Yea. I agree, it sounds more like userspace.

> >>I appreciate the problems, and the cost may be greater than the benefit.
> >> But if the cache is just a file in the file system, then there are no
> >>file-system dependencies.
> >
> > True. Read on for my thoughts about cost vs. benifit. The biggest costs
> > would only be incurred the first couple times a process is launched, at
> > least the cost of calculating what the heck the process is doing. After
> > that it would only be using already gathered info.
>
> Yes and no. We'd probably want to keep a running average or a life-time
> average. We want to smooth out the bumps in program behavior over the
> long-term, and we don't want unfortunate first-impressions to cause
> grudges. So, let's say that some program you install uses an inordinate
> amount of CPU for the first few days of its life because it's doing all
> sorts of initialization, but after that point, it behaves more sanely.
> We want the initial impression of the program's behavior to decay over
> time to better match its present behavior.

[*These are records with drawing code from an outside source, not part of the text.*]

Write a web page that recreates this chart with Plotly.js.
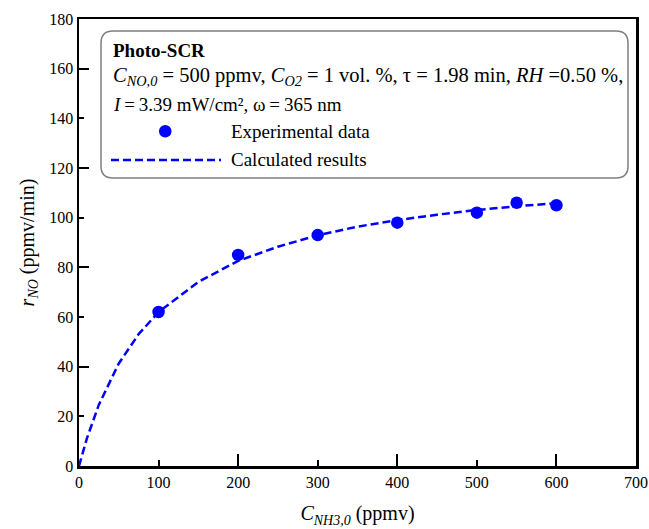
<!DOCTYPE html>
<html>
<head>
<meta charset="utf-8">
<script src="https://cdn.plot.ly/plotly-3.0.1.min.js"></script>
<style>html,body{margin:0;padding:0;background:#fff;}#chart{width:649px;height:529px;}</style>
</head>
<body>
<div id="chart"></div>
<script>
const expX = [100, 200, 300, 400, 500, 550, 600];
const expY = [62, 85, 93, 98, 102, 106, 105];
// Calculated results curve
const calcX = [0, 10, 25, 50, 75, 100, 150, 200, 250, 300, 350, 400, 450, 500, 550, 600];
const calcY = [0, 11.2, 24.7, 41.3, 53.1, 62, 74.1, 82.6, 88.3, 92.9, 96.4, 99.0, 101.2, 103.1, 104.6, 105.8];
const xTicks = [0, 100, 200, 300, 400, 500, 600, 700];
const yTicks = [0, 20, 40, 60, 80, 100, 120, 140, 160, 180];

const FONT = 'Liberation Serif';
const BLUE = '#0000ff';

const traces = [
  {x: calcX, y: calcY, mode: 'lines', xaxis: 'x2', yaxis: 'y2',
   line: {color: BLUE, width: 2.5, dash: '8px,4px'}, hoverinfo: 'skip', showlegend: false},
  {x: expX, y: expY, mode: 'markers',
   marker: {color: BLUE, size: 12.5}, showlegend: false}
];

const W = 649, H = 529;
const L = 79, R = 13, T = 19, B = 63;
const pw = W - L - R, ph = H - T - B;
function px(x) { return (x - L) / pw; }
function py(y) { return 1 - (y - T) / ph; }

// rounded legend box in paper coords
const bx0 = 101, bx1 = 628, by0 = 31, by1 = 178, rr = 12;
function P(x, y) { return px(x).toFixed(5) + ',' + py(y).toFixed(5); }
const boxPath = 'M' + P(bx0 + rr, by0) + ' L' + P(bx1 - rr, by0) + ' Q' + P(bx1, by0) + ' ' + P(bx1, by0 + rr) +
  ' L' + P(bx1, by1 - rr) + ' Q' + P(bx1, by1) + ' ' + P(bx1 - rr, by1) +
  ' L' + P(bx0 + rr, by1) + ' Q' + P(bx0, by1) + ' ' + P(bx0, by1 - rr) +
  ' L' + P(bx0, by0 + rr) + ' Q' + P(bx0, by0) + ' ' + P(bx0 + rr, by0) + ' Z';

const shapes = [
  {type: 'path', xref: 'paper', yref: 'paper', path: boxPath, line: {color: '#7f7f7f', width: 1.5}, fillcolor: 'rgba(0,0,0,0)'},
  {type: 'line', xref: 'paper', yref: 'paper', x0: px(111), x1: px(221), y0: py(160), y1: py(160), line: {color: BLUE, width: 2.5, dash: '8px,4px'}},
  {type: 'circle', xref: 'paper', yref: 'paper', x0: px(159), x1: px(171.5), y0: py(125), y1: py(137.5), line: {color: BLUE, width: 0}, fillcolor: BLUE}
];

function ann(text, x, y, opts) {
  return Object.assign({text: text, xref: 'paper', yref: 'paper', x: px(x), y: py(y), xanchor: 'left', yanchor: 'middle',
    showarrow: false, font: {family: FONT, size: 19, color: '#000'}}, opts || {});
}
const S = '\u2009';
const annotations = [
  ann('<b>Photo-SCR</b>', 111, 51),
  ann('<i>C</i><sub><i>NO,0</i></sub> = 500 ppmv, <i>C</i><sub><i>O2</i></sub> = 1 vol. %, τ = 1.98 min, <i>RH</i> =0.50 %,', 111, 77, {font: {family: FONT, size: 20.5, color: '#000'}}),
  ann('<i>I</i>' + S + '=' + S + '3.39 mW/cm², ω' + S + '=' + S + '365 nm', 111, 104),
  ann('Experimental data', 229, 131),
  ann('Calculated results', 229, 159)
];

const tf = {family: FONT, size: 16, color: '#000'};
const axBase = {showgrid: false, zeroline: false, ticks: 'inside', tickcolor: '#000', tickwidth: 2,
  linecolor: '#000', linewidth: 2.5, tickfont: tf};

const layout = {
  width: W, height: H,
  margin: {l: L, r: R, t: T, b: B},
  paper_bgcolor: '#fff', plot_bgcolor: '#fff',
  font: {family: FONT, color: '#000'},
  showlegend: false,
  xaxis: Object.assign({}, axBase, {range: [0, 700], tickvals: xTicks, ticktext: xTicks.map(String), ticklen: 6,
    showline: true, mirror: true, tickfont: tf,
    title: {text: '<i>C</i><sub><i>NH3,0</i></sub> (ppmv)', font: {family: FONT, size: 20, color: '#000'}, standoff: 17}}),
  yaxis: Object.assign({}, axBase, {range: [0, 180], tickvals: yTicks, ticktext: yTicks.map(String), ticklen: 5,
    showline: true, mirror: true, tickfont: tf,
    title: {text: '<i>r</i><sub><i>NO</i></sub> (ppmv/min)', font: {family: FONT, size: 20, color: '#000'}, standoff: 10}}),
  xaxis2: {overlaying: 'x', anchor: 'y2', range: [0, 700], dtick: 200, tick0: 0, ticks: 'inside', ticklen: 12, tickwidth: 2,
    tickcolor: '#000', showticklabels: false, showgrid: false, zeroline: false, showline: false, side: 'bottom'},
  yaxis2: {overlaying: 'y', anchor: 'x2', range: [0, 180], dtick: 40, tick0: 0, ticks: 'inside', ticklen: 10, tickwidth: 2,
    tickcolor: '#000', showticklabels: false, showgrid: false, zeroline: false, showline: false, side: 'left'},
  shapes: shapes,
  annotations: annotations
};

Plotly.newPlot('chart', traces, layout, {displayModeBar: false, staticPlot: true});
</script>
</body>
</html>
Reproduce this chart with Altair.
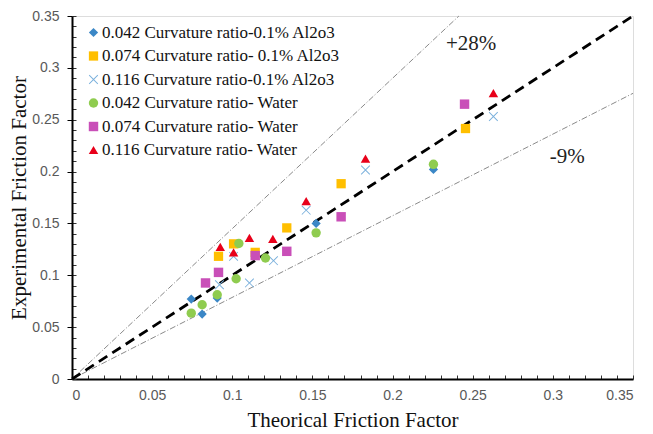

> So, while the existing process scheduler estimates interactivity over
> the lifetime of a process, which could be mere seconds, the
> interactivity cache could estimate interactivity over a period of hours
> or more.

> >>But in this case, it IS extra memory. Would there be a process-launch
> >>penalty? Definately. But it might be worth it for the user experience.
> >> Furthermore, the priority setting could be asynchronous, where the
> >>initial priority is a guess, and isn't set until the priority info has
> >>been fetched.
> >
> > Well on systems with alot of memory this kind of activity might be a good
> > trade off. I would gladly give up 1-10MB if it would guarantee
> > faster/more efficient process management. This prefetch activity could be
> > turned on/off from a /proc flag too just in case. It would have to be
> > compiled in anyways too, something like CONFIG_PREFETCH. Servers could
> > turn off prefetch while desktops could leave it on. This kind of thing
> > would only improve interactivity anyways, not affect long-running
> > processes.
>
> Let's not call it "prefetch", because that would be confusing. Let's
> call it "CONFIG_INTERACTIVITY_HISTORY".
>
> The cache would need to know as little as a number which indicates
> interactivity history (or a short list), and either a filename or an
> inode number.

If you want to track history you will definatly need a short list. A filename
should be enough to associate a program with its interactivity.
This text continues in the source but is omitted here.